Components of a Citation

When presenting or referring to the work of others, whether as a direct quote or by paraphrasing, you must provide the appropriate attribution.  By citing the specific document, medium, or other form of communication, you indicate who originally made the contribution AND you allow your reader to find that contribution from which s/he may make their own judgment.  Failure to provide appropriate attribution is considered plagiarism.

Citations need to be both consistent, so the reader can recognize what the item is (book, journal article, film, government document, etc.), and complete, so that s/he can find it. 

Citations should always include these five elements : 

  • Author
    The person, persons or group (corporation, government agency, institution, etc.) that is responsible for the content of the work. 
     
  • Title
    What the work is called. 
     
  • Date of Publication
    When the work was made available; depending on the physical format of the material, this could be listed as:
    • year,
    • month and year, or
    • day, month and year. 
       
  • Source
    Where the work comes from.  For books, this would be the publisher; for journal articles, this would be the title of the journal, for government documents, the agency name, for technical reports, the corporation or agency, etc.
     
  • Location
    Any information that's needed to find the work within/from the source; this varies with format.  For books the location would the city of the publisher; for journal articles it would be the volume, issue and pages; for items only published online this could be an URL or a DOI (digital object identifier).

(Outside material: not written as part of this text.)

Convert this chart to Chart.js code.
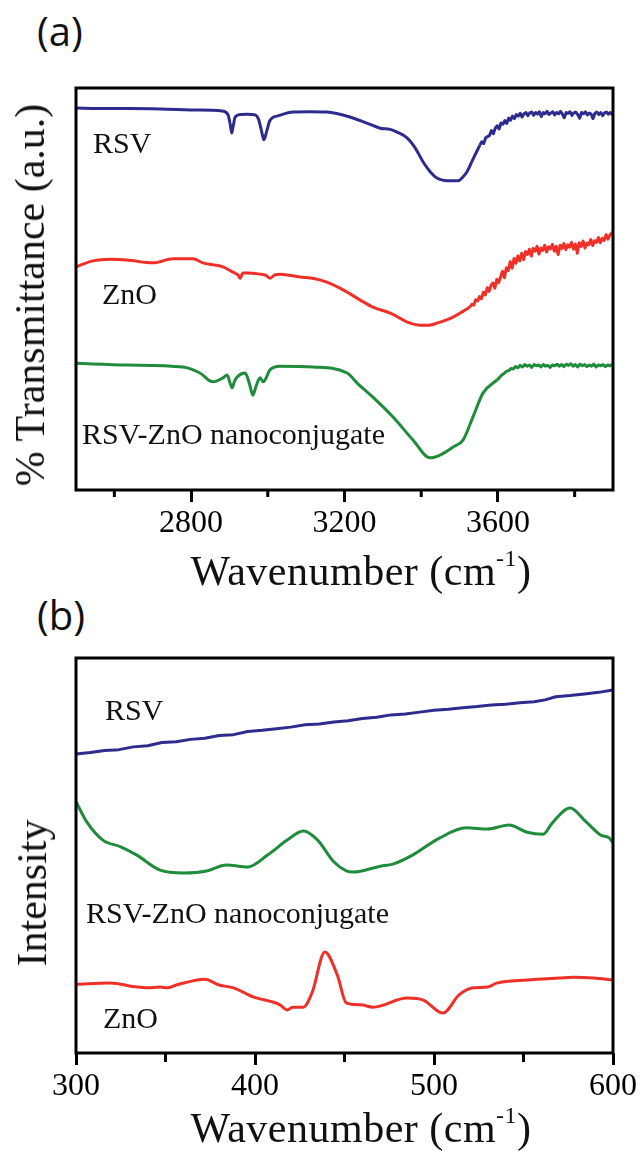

How these elements are ordered in the citation and what punctuation, spacing, and font style (italics, bold) are used depends on the citation style you are asked to use. 

Citation Style Guides

If your instructor does not specify, consider using one of these styles: 

 

Other Journal Publisher Style Guides and Manuals 

Each journal will usually have a section on its website labeled "Guide for Authors," "Information for Authors," or "Submitting an article."  This is were you can usually find what citation style the journal uses and see examples of at least a book or journal article reference.  Some journals no longer make this information available but instead, refer the potential author to their preferred citation management software (ex., EndNote, Mendeley, Zotero, etc.) where their journal template is available. 

Examples

The following citations use the APA (American Psychological Association) style to show the components: 

  1. Shepherd, R., Frost, J. D. (1995). Failures in civil engineering: Structural, foundation, and geoenvironmental case studies. New York: American Society of Civil Engineers

    ​This citation is for a book and contains the following information: 
    • Authors: R. Shepherd and J.D. Frost
    • Title: Failures in civil engineering: structural, foundation, and geoenvironmental case studies
    • Date of Publication: 1995
    • Source: American Society of Civil Engineers 
    • Location: New York
       
  2. Plaut, R. H. (2008). Snap Loads and Torsional Oscillations of the Original Tacoma Narrows Bridge. Journal of Sound and Vibration, 309(3), 613-636. doi: 10.1016/j.jsv.2007.07.057 

    ​This citation is for a journal article and contains the following information: 
    • Author: R.H. Plaut
    • Title: Snap loads and torsional oscillations of the original Tacoma Narrows Bridge
    • Date of Publication: 2008
    • Source: Journal of Sound and Vibration 
    • Location: Volume 309, issue 3, pages 613 to 636;  doi: 10.1016/j.jsv.2007.07.057 

 

The following are the same two examples from above but this time cited in IEEE Style.  Still the same information but note the differences in the order of the components, the punctuation used in between components and in some cases the different way the component is written. 

  1. R. Shepherd and J. D. Frost,  Failures in civil engineering: Structural, foundation, and geoenvironmental case studies.  New York, NY, USA: American Society of Civil Engineers, 1995.
     
  2. R. H. Plaut, "Snap Loads and Torsional Oscillations of the Original Tacoma Narrows Bridge." J. Sound Vib., vol. 309, no. 3, pp. 613-636, Mar. 2008.